Our method can also be calculated in any spreadsheet extremely easily and quickly without using any plug-ins or tools.
But agreed, if someone has the time, data and capacity, your method is better.
I don’t know if this is useful to you, but we have a somewhat easier way of solving the same problem using what we call a simplified Monte Carlo estimation technique. This is described in the following post:
https://forum.effectivealtruism.org/posts/icxnuEHTXrPapHBQg/a-simplified-cost-effectiveness-estimation-methodology-for
It is not quite as accurate as your method because it approximates the probability distributions as a three-value distribution, but it addresses the issue of CEA inputs being uncorrelated and can be done in any spreadsheet without a need of using any extra tools or web services. You just calculate for all combinations of inputs, and then use standard spreadsheet tools like cumulative probability plots or histogram calculators to get the probability distribution of results:
Thanks for your comment @Robert Van Buskirk, and great that you are also thinking of ways to incorporate uncertainty into CEAs. You note that your way also solves ‘the same problem’, but a key aspect of what we are arguing (and what others have suggested) is not just that a proper monte carlo approach avoids objective issues with an interval-based approach, but that it provides a wealth of more nuanced information and allows for much more discerning assessments to be made. This is approximated by the approach you suggest, but not fully realised. For example ‘A histogram of the full set of CE results is then constructed to illustrate the full range of possible CE values’ - but by definition the histogram won’t include the full range of possible values because values beyond the average of the top and bottom thirds are not included in the calculations. This might obscure or underestimate the possibility of extreme outcomes.

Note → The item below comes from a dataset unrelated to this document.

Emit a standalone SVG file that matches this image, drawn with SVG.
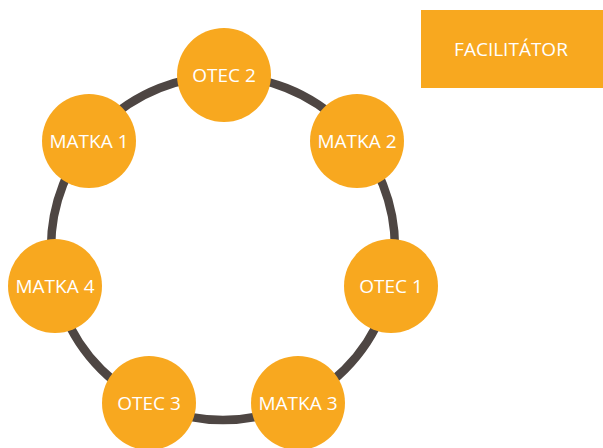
<svg xmlns="http://www.w3.org/2000/svg" width="603" height="448" viewBox="0 0 603 448">
<style>
.n{fill:#F8A81F}
.t{fill:#ffffff;font-family:"Open Sans","Liberation Sans",sans-serif;font-size:19px;text-anchor:middle}
.ring{fill:none;stroke:#4E4643;stroke-width:8.5}
</style>
<rect width="603" height="448" fill="#ffffff"/>
<g id="connectors">
<circle class="ring" cx="223" cy="248" r="172"/>
</g>
<g id="otec2"><circle class="n" cx="224" cy="75" r="47"/><text class="t" x="224" y="82">OTEC 2</text></g>
<g id="matka2"><circle class="n" cx="357" cy="141" r="47"/><text class="t" x="357" y="148">MATKA 2</text></g>
<g id="otec1"><circle class="n" cx="391" cy="286" r="47"/><text class="t" x="391" y="293">OTEC 1</text></g>
<g id="matka3"><circle class="n" cx="298" cy="403" r="47"/><text class="t" x="298" y="410">MATKA 3</text></g>
<g id="otec3"><circle class="n" cx="149" cy="403" r="47"/><text class="t" x="149" y="410">OTEC 3</text></g>
<g id="matka4"><circle class="n" cx="55" cy="286" r="47"/><text class="t" x="55" y="293">MATKA 4</text></g>
<g id="matka1"><circle class="n" cx="89" cy="141" r="47"/><text class="t" x="89" y="148">MATKA 1</text></g>
<g id="facilitator"><rect class="n" x="421" y="10" width="182" height="78"/><text class="t" x="511" y="56">FACILITÁTOR</text></g>
</svg>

My second concern would just be that if one has the capacity to define what the average of the bottom third of the expected values are, and the average of the top third, this is in all likelihood enough information for defining an approximate distribution, or one could simply select a uniform distribution. In that case, why not just do a proper monte carlo? The main answer to this is often just that people don’t have the confidence to consider a possible probability distribution that might work, and that was the key thing I’m trying to help with in developing and sharing this application
Thanks Jamie: our method is most useful when one has a relatively small sample of field data. In that case it is easy to calculate the averages of the bottom third, middle third, and top third of values and this is good enough because the data sample is not sufficient to specify the distribution with any greater precision.
Our method can also be calculated in any spreadsheet extremely easily and quickly without using any plug-ins or tools.
But agreed, if someone has the time, data and capacity, your method is better.